- _What you need to do_
From the listing that follows, output everything exactly except the pictures.

---+---

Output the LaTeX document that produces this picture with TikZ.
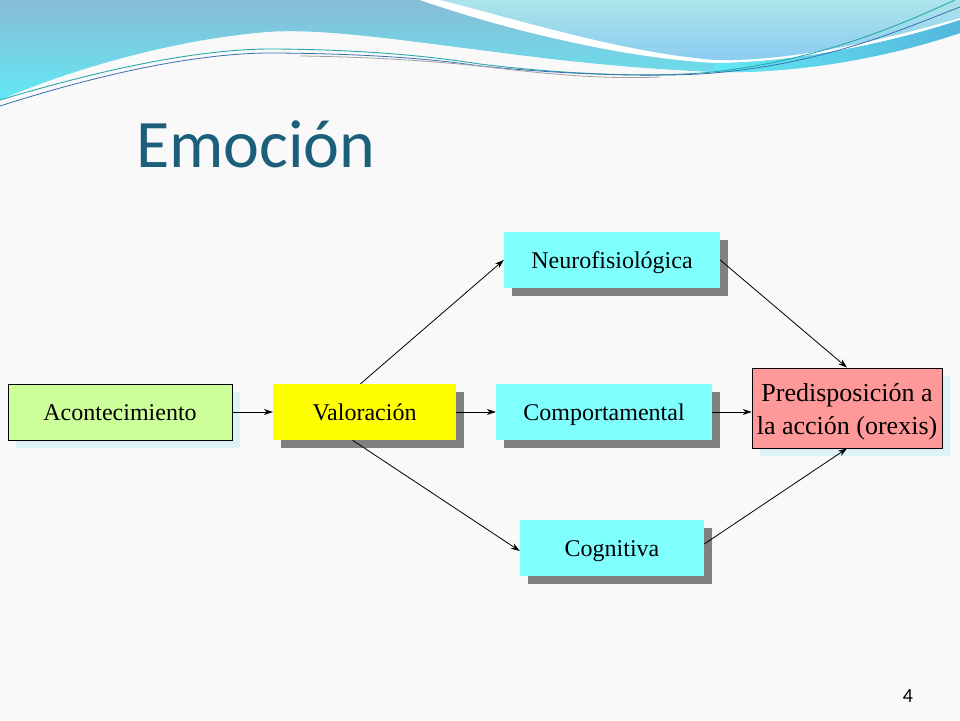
\documentclass[tikz,border=0pt]{standalone}
\usepackage{fontspec}
\setmainfont{Liberation Serif}
\newfontfamily\titlefont{Carlito}
\usetikzlibrary{arrows.meta,shadows}
\definecolor{bgc}{HTML}{F9F9F9}
\definecolor{titlec}{HTML}{1B5F7B}
\definecolor{sgray}{HTML}{808080}
\definecolor{scyan}{HTML}{DDF3F8}
\definecolor{greenbox}{HTML}{CCFF99}
\definecolor{yellowbox}{HTML}{FFFF00}
\definecolor{cyanbox}{HTML}{80FFFF}
\definecolor{pinkbox}{HTML}{FF9999}
\definecolor{bandtop}{HTML}{88BCD6}
\definecolor{bandbot}{HTML}{62E8F4}
\definecolor{lighttop}{HTML}{ACE4EA}
\definecolor{lightbot}{HTML}{8ACCF0}
\definecolor{bandright}{HTML}{54B6DC}
\definecolor{lineteal}{HTML}{2AA8A8}
\definecolor{lineblue}{HTML}{3A6FB0}
\definecolor{linegray}{HTML}{A0A0A8}
\tikzset{
  box/.style={minimum height=56pt, inner sep=0pt, text height=20pt, text depth=4pt,
    font=\fontsize{24}{28}\selectfont, text=black},
  grayshadow/.style={drop shadow={shadow xshift=8pt, shadow yshift=-8pt, fill=sgray, opacity=1}},
  cyanshadow/.style={drop shadow={shadow xshift=8pt, shadow yshift=-8pt, fill=scyan, opacity=1}},
  conn/.style={-{Stealth[length=9pt,width=6pt]}, line width=0.8pt, black}
}
\begin{document}
\begin{tikzpicture}[x=1pt,y=-1pt]
\useasboundingbox (0,0) rectangle (960,720);
\fill[bgc] (0,0) rectangle (960,720);
% top waves
\shade[top color=bandtop, bottom color=bandbot]
  (0,0) -- (960,0) -- (960,33) .. controls (880,60) and (790,74) .. (713,72)
  .. controls (620,68) and (540,58) .. (480,50)
  .. controls (400,40) and (320,28) .. (267,32)
  .. controls (170,40) and (70,70) .. (0,100) -- cycle;
\fill[white] (420,0) .. controls (500,28) and (620,58) .. (715,63)
  .. controls (800,63) and (900,40) .. (960,20) -- (960,0) -- cycle;
\shade[top color=lighttop, bottom color=lightbot]
  (440,0) -- (960,0) -- (960,18) .. controls (900,35) and (800,62) .. (715,60)
  .. controls (620,52) and (520,20) .. (440,0) -- cycle;
\shade[left color=bandbot, right color=bandright]
  (715,63) .. controls (800,63) and (900,40) .. (960,20) -- (960,33)
  .. controls (880,60) and (790,74) .. (713,72) -- cycle;
\draw[lineteal, line width=0.9pt] (0,100) .. controls (100,70) and (200,48) .. (277,49)
  .. controls (380,50) and (440,58) .. (480,64)
  .. controls (560,74) and (650,78) .. (713,72)
  .. controls (820,60) and (900,25) .. (955,0);
\draw[lineblue, line width=0.8pt] (0,106) .. controls (100,74) and (200,52) .. (277,53)
  .. controls (380,54) and (440,60) .. (480,66)
  .. controls (560,74) and (640,77) .. (700,74)
  .. controls (820,66) and (900,30) .. (960,7);
\draw[linegray, line width=0.8pt] (300,56) .. controls (380,57) and (440,62) .. (480,66)
  .. controls (560,76) and (610,79) .. (660,77);
% title
\node[anchor=base west, text=titlec, inner sep=0pt, font=\titlefont\fontsize{68}{80}\selectfont] (title) at (136,167) {Emoción};
% boxes
\node[box, cyanshadow, draw=black, line width=0.8pt, fill=greenbox, minimum width=224pt] (acon) at (120,412) {Acontecimiento};
\node[box, grayshadow, fill=yellowbox, minimum width=183pt] (val) at (364.5,412) {Valoración};
\node[box, grayshadow, fill=cyanbox, minimum width=216pt] (neuro) at (612,260) {Neurofisiológica};
\node[box, grayshadow, fill=cyanbox, minimum width=216pt] (comp) at (604,412) {Comportamental};
\node[box, grayshadow, fill=cyanbox, minimum width=184pt] (cogn) at (612,548) {Cognitiva};
\node[cyanshadow, draw=black, line width=0.8pt, fill=pinkbox, minimum width=190pt, minimum height=80pt, inner sep=0pt, align=center, font=\fontsize{26}{33}\selectfont] (pred) at (847,408) {\rule{0pt}{26pt}Predisposición a\\la acción (orexis)};
% connectors
\draw[conn] (acon.east) -- (val.west);
\draw[conn] (val.east) -- (comp.west);
\draw[conn] ([xshift=-4pt]val.north) -- (neuro.west);
\draw[conn] ([xshift=-12pt]val.south) -- ([yshift=-3pt]cogn.west);
\draw[conn] (neuro.east) -- (pred.north);
\draw[conn] ([yshift=4pt]cogn.east) -- (pred.south);
\draw[conn] (comp.east) -- (comp.east -| pred.west);
% page number
\node[anchor=base, inner sep=0pt, font=\titlefont\fontsize{20}{24}\selectfont] (pnum) at (908,702) {4};
\end{tikzpicture}
\end{document}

---+---

- _Answer in full_
Output the LaTeX document that produces this picture with TikZ.
\documentclass[tikz,border=0pt]{standalone}
\usepackage{fontspec}
\setmainfont{Liberation Serif}
\newfontfamily\titlefont{Carlito}
\usetikzlibrary{arrows.meta,shadows}
\definecolor{bgc}{HTML}{F9F9F9}
\definecolor{titlec}{HTML}{1B5F7B}
\definecolor{sgray}{HTML}{808080}
\definecolor{scyan}{HTML}{DDF3F8}
\definecolor{greenbox}{HTML}{CCFF99}
\definecolor{yellowbox}{HTML}{FFFF00}
\definecolor{cyanbox}{HTML}{80FFFF}
\definecolor{pinkbox}{HTML}{FF9999}
\definecolor{bandtop}{HTML}{88BCD6}
\definecolor{bandbot}{HTML}{62E8F4}
\definecolor{lighttop}{HTML}{ACE4EA}
\definecolor{lightbot}{HTML}{8ACCF0}
\definecolor{bandright}{HTML}{54B6DC}
\definecolor{lineteal}{HTML}{2AA8A8}
\definecolor{lineblue}{HTML}{3A6FB0}
\definecolor{linegray}{HTML}{A0A0A8}
\tikzset{
  box/.style={minimum height=56pt, inner sep=0pt, text height=20pt, text depth=4pt,
    font=\fontsize{24}{28}\selectfont, text=black},
  grayshadow/.style={drop shadow={shadow xshift=8pt, shadow yshift=-8pt, fill=sgray, opacity=1}},
  cyanshadow/.style={drop shadow={shadow xshift=8pt, shadow yshift=-8pt, fill=scyan, opacity=1}},
  conn/.style={-{Stealth[length=9pt,width=6pt]}, line width=0.8pt, black}
}
\begin{document}
\begin{tikzpicture}[x=1pt,y=-1pt]
\useasboundingbox (0,0) rectangle (960,720);
\fill[bgc] (0,0) rectangle (960,720);
% top waves
\shade[top color=bandtop, bottom color=bandbot]
  (0,0) -- (960,0) -- (960,33) .. controls (880,60) and (790,74) .. (713,72)
  .. controls (620,68) and (540,58) .. (480,50)
  .. controls (400,40) and (320,28) .. (267,32)
  .. controls (170,40) and (70,70) .. (0,100) -- cycle;
\fill[white] (420,0) .. controls (500,28) and (620,58) .. (715,63)
  .. controls (800,63) and (900,40) .. (960,20) -- (960,0) -- cycle;
\shade[top color=lighttop, bottom color=lightbot]
  (440,0) -- (960,0) -- (960,18) .. controls (900,35) and (800,62) .. (715,60)
  .. controls (620,52) and (520,20) .. (440,0) -- cycle;
\shade[left color=bandbot, right color=bandright]
  (715,63) .. controls (800,63) and (900,40) .. (960,20) -- (960,33)
  .. controls (880,60) and (790,74) .. (713,72) -- cycle;
\draw[lineteal, line width=0.9pt] (0,100) .. controls (100,70) and (200,48) .. (277,49)
  .. controls (380,50) and (440,58) .. (480,64)
  .. controls (560,74) and (650,78) .. (713,72)
  .. controls (820,60) and (900,25) .. (955,0);
\draw[lineblue, line width=0.8pt] (0,106) .. controls (100,74) and (200,52) .. (277,53)
  .. controls (380,54) and (440,60) .. (480,66)
  .. controls (560,74) and (640,77) .. (700,74)
  .. controls (820,66) and (900,30) .. (960,7);
\draw[linegray, line width=0.8pt] (300,56) .. controls (380,57) and (440,62) .. (480,66)
  .. controls (560,76) and (610,79) .. (660,77);
% title
\node[anchor=base west, text=titlec, inner sep=0pt, font=\titlefont\fontsize{68}{80}\selectfont] (title) at (136,167) {Emoción};
% boxes
\node[box, cyanshadow, draw=black, line width=0.8pt, fill=greenbox, minimum width=224pt] (acon) at (120,412) {Acontecimiento};
\node[box, grayshadow, fill=yellowbox, minimum width=183pt] (val) at (364.5,412) {Valoración};
\node[box, grayshadow, fill=cyanbox, minimum width=216pt] (neuro) at (612,260) {Neurofisiológica};
\node[box, grayshadow, fill=cyanbox, minimum width=216pt] (comp) at (604,412) {Comportamental};
\node[box, grayshadow, fill=cyanbox, minimum width=184pt] (cogn) at (612,548) {Cognitiva};
\node[cyanshadow, draw=black, line width=0.8pt, fill=pinkbox, minimum width=190pt, minimum height=80pt, inner sep=0pt, align=center, font=\fontsize{26}{33}\selectfont] (pred) at (847,408) {\rule{0pt}{26pt}Predisposición a\\la acción (orexis)};
% connectors
\draw[conn] (acon.east) -- (val.west);
\draw[conn] (val.east) -- (comp.west);
\draw[conn] ([xshift=-4pt]val.north) -- (neuro.west);
\draw[conn] ([xshift=-12pt]val.south) -- ([yshift=-3pt]cogn.west);
\draw[conn] (neuro.east) -- (pred.north);
\draw[conn] ([yshift=4pt]cogn.east) -- (pred.south);
\draw[conn] (comp.east) -- (comp.east -| pred.west);
% page number
\node[anchor=base, inner sep=0pt, font=\titlefont\fontsize{20}{24}\selectfont] (pnum) at (908,702) {4};
\end{tikzpicture}
\end{document}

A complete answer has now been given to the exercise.